Aunque al sector le encanta pintar un escenario idílico de ganancias, bienestar y  compromiso social –algunos referentes hasta en clave de campaña personal–, las plagas son cada vez más resistentes a los agrotóxicos. ¿La solución? Opinan que es con más tecnología, drones, nuevos transgénicos, más concentración de tierras o mejor aplicación de plaguicidas. Pero el problema no es técnico, sino de modelo: con las ganancias como norte, la producción de alimentos de calidad para los millones que los necesitan pasa a segundo plano.

“Es una concepción equivocada de la agricultura: productivista, reduccionista y cortoplacista”, dice Santiago Sarandón, docente e investigador principal en agroecología en la Facultad de Ciencias Agrarias y Forestales de la UNLP,  en la Revista MDA del Ministerio de Desarrollo Agrario bonaerense.

La agricultura necesita un cambio de paradigma, que parta de entender y abordar ecosistemas agrarios con sus aspectos sociales, ecológicos y culturales, no solo en el presente, sino también para las próximas generaciones. La agroecología toma conocimientos de la agronomía, la ecología, la etnobotánica y hasta la sociología, con un enfoque sistémico y un fuerte componente ético, detalla Sarandón, pero también valora las experiencias locales de campesinos y productores.

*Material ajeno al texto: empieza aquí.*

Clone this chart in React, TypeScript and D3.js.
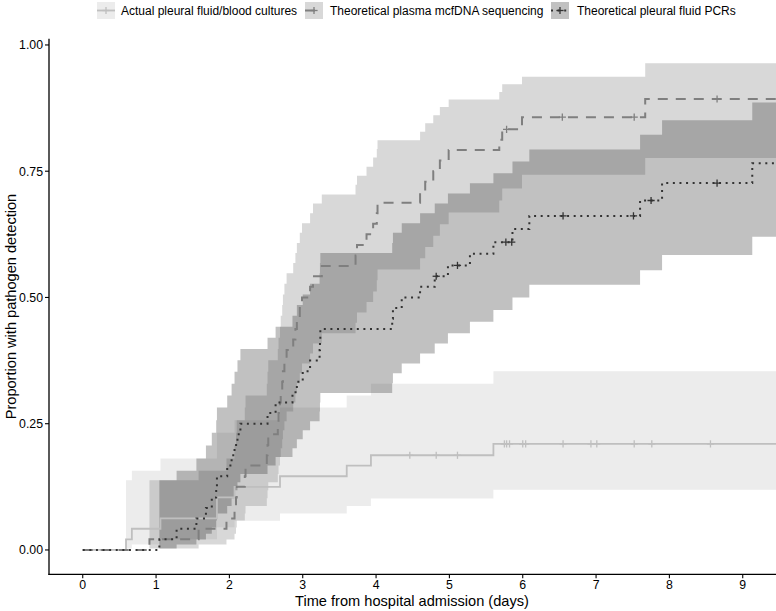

El especialista señala que si se aprovechan las relaciones entre animales y plantas en entornos agropecuarios se puede disminuir considerablemente el uso de insumos “caros, riesgosos y peligrosos”. Por ejemplo, la regulación de plagas, la polinización, el control del clima, el ciclado de nutrientes y la descomposición de la materia orgánica. Cuanto más biodiverso sea el sistema, más eficiente para capturar carbono y producir alimentos más nutritivos.

Algunos van más allá y plantean una ruptura con el antropocentrismo que descompone los suelos en mercancías y utilidades –los granos a exportar, por ejemplo– en lugar de respetar la existencia, los ciclos y procesos de la tierra, garantizando su restauración.

Algo es seguro: la agroecología no es una moda ni un consumo “de nicho”, como caricaturizan sus detractores. Se puede aplicar a todos los agroecosistemas, no solo para productores de pequeña escala, marginales o de subsistencia. Pero, a diferencia de Sri Lanka, el camino agroindustrial no puede desandarse de un día para otro: “Requiere varios años y trazar estrategias a corto, mediano y largo plazo” que partan de las singularidades de cada región.